Cached Checks

Introduction

../_images/cachedchecks1.png

The performance of Alignak’s monitoring logic can be significantly improved by implementing the use of cached checks. Cached checks allow Alignak to forget executing a host or service check command if it determines a relatively recent check result will do instead.

For on-demand checks only

Regularly scheduled host and service checks will not see a performance improvement with use of cached checks. Cached checks are only useful for improving the performance of on-demand host and service checks. Scheduled checks help to ensure that host and service states are updated regularly, which may result in a greater possibility their results can be used as cached checks in the future.

For reference, on-demand host checks occur...

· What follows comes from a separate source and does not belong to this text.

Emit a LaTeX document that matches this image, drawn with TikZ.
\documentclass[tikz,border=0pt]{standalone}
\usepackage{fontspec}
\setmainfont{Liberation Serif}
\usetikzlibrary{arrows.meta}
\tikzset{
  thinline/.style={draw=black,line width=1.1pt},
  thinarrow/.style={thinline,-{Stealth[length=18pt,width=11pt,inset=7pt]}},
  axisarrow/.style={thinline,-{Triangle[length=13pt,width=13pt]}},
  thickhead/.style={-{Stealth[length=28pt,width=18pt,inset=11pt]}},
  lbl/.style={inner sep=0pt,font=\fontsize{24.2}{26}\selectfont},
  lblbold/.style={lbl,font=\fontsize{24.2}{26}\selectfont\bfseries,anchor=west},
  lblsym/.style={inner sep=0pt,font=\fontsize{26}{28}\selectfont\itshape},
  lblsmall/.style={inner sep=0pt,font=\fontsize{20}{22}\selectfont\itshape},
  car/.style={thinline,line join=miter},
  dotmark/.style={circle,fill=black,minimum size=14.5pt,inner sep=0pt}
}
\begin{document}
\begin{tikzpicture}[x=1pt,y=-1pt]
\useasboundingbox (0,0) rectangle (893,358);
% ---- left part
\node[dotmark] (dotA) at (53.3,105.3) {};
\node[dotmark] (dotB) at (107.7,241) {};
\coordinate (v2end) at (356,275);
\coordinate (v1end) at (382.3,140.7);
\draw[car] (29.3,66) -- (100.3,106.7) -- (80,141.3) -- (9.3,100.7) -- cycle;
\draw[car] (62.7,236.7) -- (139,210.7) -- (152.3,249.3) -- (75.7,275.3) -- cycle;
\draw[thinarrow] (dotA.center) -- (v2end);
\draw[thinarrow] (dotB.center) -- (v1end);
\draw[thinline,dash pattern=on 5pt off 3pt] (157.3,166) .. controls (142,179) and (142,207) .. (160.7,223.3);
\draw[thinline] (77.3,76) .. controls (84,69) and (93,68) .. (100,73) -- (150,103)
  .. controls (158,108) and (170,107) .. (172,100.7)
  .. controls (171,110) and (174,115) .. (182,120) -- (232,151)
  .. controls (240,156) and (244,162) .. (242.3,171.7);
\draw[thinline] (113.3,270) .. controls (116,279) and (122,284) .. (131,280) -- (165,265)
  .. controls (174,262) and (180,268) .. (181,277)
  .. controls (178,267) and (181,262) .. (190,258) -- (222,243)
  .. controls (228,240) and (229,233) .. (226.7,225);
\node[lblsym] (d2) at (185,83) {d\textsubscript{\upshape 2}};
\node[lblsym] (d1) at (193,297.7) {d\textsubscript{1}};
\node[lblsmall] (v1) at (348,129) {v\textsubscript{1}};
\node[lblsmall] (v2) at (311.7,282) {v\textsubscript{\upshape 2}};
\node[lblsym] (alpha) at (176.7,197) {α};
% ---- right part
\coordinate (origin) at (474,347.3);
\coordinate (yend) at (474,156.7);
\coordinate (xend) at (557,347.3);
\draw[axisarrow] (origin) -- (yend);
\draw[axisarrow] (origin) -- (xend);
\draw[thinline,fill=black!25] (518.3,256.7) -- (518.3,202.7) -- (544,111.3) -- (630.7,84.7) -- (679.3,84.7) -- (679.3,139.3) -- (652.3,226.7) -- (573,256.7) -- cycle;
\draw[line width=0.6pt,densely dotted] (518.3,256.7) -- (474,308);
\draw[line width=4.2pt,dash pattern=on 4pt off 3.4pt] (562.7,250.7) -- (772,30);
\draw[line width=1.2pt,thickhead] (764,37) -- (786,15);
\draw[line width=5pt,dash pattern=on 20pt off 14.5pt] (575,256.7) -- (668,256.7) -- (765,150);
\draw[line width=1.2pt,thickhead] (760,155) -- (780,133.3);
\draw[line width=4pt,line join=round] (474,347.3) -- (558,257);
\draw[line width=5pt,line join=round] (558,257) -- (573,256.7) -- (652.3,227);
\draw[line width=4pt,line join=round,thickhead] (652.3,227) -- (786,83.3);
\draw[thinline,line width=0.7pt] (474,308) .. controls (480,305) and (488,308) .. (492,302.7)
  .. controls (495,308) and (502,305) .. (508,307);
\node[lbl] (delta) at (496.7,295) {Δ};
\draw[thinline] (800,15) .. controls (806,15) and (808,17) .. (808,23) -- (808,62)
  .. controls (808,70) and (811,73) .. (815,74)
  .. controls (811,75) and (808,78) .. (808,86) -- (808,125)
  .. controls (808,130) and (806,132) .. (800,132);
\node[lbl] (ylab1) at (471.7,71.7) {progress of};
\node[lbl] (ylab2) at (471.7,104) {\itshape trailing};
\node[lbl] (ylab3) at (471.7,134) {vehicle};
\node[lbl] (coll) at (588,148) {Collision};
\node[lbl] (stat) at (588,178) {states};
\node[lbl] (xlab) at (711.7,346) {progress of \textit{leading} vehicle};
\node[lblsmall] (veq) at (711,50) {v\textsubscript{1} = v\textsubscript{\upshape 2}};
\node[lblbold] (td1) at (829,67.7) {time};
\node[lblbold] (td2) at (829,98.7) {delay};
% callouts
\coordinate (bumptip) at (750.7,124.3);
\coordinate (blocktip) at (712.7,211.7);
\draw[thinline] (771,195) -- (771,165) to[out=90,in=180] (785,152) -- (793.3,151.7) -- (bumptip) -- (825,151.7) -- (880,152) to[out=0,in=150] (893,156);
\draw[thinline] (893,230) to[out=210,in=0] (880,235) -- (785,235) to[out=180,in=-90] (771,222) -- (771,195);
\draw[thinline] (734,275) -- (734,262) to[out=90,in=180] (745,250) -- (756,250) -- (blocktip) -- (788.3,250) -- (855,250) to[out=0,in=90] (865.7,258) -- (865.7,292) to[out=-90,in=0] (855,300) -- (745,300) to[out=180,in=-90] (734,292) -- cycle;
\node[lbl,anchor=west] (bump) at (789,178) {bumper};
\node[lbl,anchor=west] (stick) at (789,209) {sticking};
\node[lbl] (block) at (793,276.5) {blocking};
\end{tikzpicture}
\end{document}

And on-demand service checks occur...

Unless you make use of service dependencies, Alignak will not be able to use cached check results to improve the performance of service checks. Don’t worry about it - that’s normal.

How caching works

../_images/cachedchecks.png

When Alignak needs to perform an on-demand host or service check, it will check whether it can use a cached check result or if it needs to perform a real check by executing a plugin. The implemented logic is to check if the last check for the host or service occurred within the last X seconds, where X is the cached host or service check horizon.

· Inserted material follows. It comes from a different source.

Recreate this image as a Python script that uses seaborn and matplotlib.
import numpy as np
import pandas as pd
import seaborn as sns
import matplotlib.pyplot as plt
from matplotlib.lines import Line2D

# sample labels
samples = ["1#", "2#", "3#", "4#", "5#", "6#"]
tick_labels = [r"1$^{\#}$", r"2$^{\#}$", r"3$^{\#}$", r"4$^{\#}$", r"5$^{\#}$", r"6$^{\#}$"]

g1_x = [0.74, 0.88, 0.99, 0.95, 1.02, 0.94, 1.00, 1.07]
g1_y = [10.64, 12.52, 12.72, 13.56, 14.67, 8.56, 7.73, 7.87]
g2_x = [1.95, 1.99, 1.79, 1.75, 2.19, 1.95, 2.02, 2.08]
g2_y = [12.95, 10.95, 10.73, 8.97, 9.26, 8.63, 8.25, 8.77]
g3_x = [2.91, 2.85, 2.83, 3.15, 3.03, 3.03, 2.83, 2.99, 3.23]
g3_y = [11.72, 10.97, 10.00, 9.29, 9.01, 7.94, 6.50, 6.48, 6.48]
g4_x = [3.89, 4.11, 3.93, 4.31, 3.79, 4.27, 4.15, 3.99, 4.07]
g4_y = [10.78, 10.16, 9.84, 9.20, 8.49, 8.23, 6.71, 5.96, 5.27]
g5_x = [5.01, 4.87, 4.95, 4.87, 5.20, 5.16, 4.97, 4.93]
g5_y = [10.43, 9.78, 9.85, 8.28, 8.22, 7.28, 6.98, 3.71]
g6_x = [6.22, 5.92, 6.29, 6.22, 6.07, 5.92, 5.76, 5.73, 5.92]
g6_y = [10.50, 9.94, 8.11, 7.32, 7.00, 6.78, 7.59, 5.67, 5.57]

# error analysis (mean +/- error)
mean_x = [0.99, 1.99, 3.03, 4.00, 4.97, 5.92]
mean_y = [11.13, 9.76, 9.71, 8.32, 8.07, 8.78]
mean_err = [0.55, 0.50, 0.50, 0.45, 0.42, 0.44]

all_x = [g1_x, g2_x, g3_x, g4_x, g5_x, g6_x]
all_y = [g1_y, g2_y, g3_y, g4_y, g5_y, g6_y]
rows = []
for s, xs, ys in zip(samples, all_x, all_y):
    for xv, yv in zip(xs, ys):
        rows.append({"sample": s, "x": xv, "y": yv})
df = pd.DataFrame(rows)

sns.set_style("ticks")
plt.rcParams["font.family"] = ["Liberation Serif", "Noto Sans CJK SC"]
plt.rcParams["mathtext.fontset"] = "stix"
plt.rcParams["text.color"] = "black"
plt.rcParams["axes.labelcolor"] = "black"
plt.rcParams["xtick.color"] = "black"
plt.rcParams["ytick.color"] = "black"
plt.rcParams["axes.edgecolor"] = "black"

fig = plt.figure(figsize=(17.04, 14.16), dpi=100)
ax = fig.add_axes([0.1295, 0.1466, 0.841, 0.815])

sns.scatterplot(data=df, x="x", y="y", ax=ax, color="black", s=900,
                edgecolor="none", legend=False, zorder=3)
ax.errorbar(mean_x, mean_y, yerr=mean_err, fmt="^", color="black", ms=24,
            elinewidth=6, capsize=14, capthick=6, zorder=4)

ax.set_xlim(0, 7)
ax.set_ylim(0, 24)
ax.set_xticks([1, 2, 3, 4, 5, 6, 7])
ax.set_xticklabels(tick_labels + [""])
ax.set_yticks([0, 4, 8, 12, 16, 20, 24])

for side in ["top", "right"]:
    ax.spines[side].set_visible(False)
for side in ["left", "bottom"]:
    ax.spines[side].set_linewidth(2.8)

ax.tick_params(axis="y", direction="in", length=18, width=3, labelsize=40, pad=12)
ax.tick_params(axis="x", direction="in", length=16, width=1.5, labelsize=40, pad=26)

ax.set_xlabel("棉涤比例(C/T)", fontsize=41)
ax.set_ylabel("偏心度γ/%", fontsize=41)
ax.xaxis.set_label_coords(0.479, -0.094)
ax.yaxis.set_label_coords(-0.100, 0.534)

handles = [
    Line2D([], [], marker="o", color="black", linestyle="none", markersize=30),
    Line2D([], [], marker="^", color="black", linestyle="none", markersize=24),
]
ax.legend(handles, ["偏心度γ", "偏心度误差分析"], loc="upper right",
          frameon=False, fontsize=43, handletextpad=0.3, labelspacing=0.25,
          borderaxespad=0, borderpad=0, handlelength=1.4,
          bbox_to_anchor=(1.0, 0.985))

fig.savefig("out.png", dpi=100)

If the last check was performed within the timeframe specified by the cached check horizon variable, Alignak will use the result of the last host or service check and will not execute a new check. If the host or service has not yet been checked, or if the last check falls outside of the cached check horizon timeframe, Alignak will execute a new host or service check by running a plugin.

What it really means

Alignak performs on-demand checks because it needs to know the current state of a host or service at that exact moment in time. Using cached checks allows you to make Alignak think that recent check results are “good enough” for knowing the current state of hosts, and that it doesn’t need to go out and actually re-check the status of that host or service.

The cached check horizon tells Alignak how recent check results must be in order to reliably reflect the current state of a host or service. For example, with a cached check horizon of 30 seconds, you are telling Alignak that if a host’s state was checked sometime in the last 30 seconds, the result of that check should still be considered as the current state of the host.

The number of cached check results that Alignak can use versus the number of on-demand checks it has to actually execute can be considered the cached check “hit” rate. By increasing the cached check horizon to equal the regular check interval of a host, you could theoretically achieve a cache hit rate of 100%. In that case all on-demand checks of that host would use cached check results. What a performance improvement! But is it really? Probably not.

The reliability of cached check result information decreases over time. Higher cache hit rates require that previous check results are considered “valid” for longer periods of time. Things can change quickly in any network scenario, and there’s no guarantee that a server that was functioning properly 30 seconds ago isn’t on fire right now. There’s the tradeoff - reliability versus speed. If you have a large cached check horizon, you risk having unreliable check result values being used in the monitoring logic.

Alignak will eventually determine the correct state of all hosts and services, so even if cached check results prove to unreliably represent their true value, it will only work with incorrect information for a short period of time. Even short periods of unreliable status information can prove to be nosiy for admins, as they may receive notifications about problems which no longer exist.

There is no standard cached check horizon or cache hit rate that will be acceptable to every users. Some people will want a short horizon timeframe and a low cache hit rate, while others will want a larger horizon timeframe and a larger cache hit rate (with a low reliability rate).

Some users may even want to disable cached checks altogether to obtain a 100% reliability rate. Testing different horizon timeframes, and their effect on the reliability of status information, is the only want that an individual user will find the “right” value for their situation. More information on this is discussed below.

Note

this feature is still in development and not yet fully implemented.

Configuration variables

The following variables determine the time frames in which a previous host or service check result may be used as a cached host or service check result:

  • The cached_host_check_horizon variable controls cached host checks.
  • The cached_service_check_horizon variable controls cached service checks.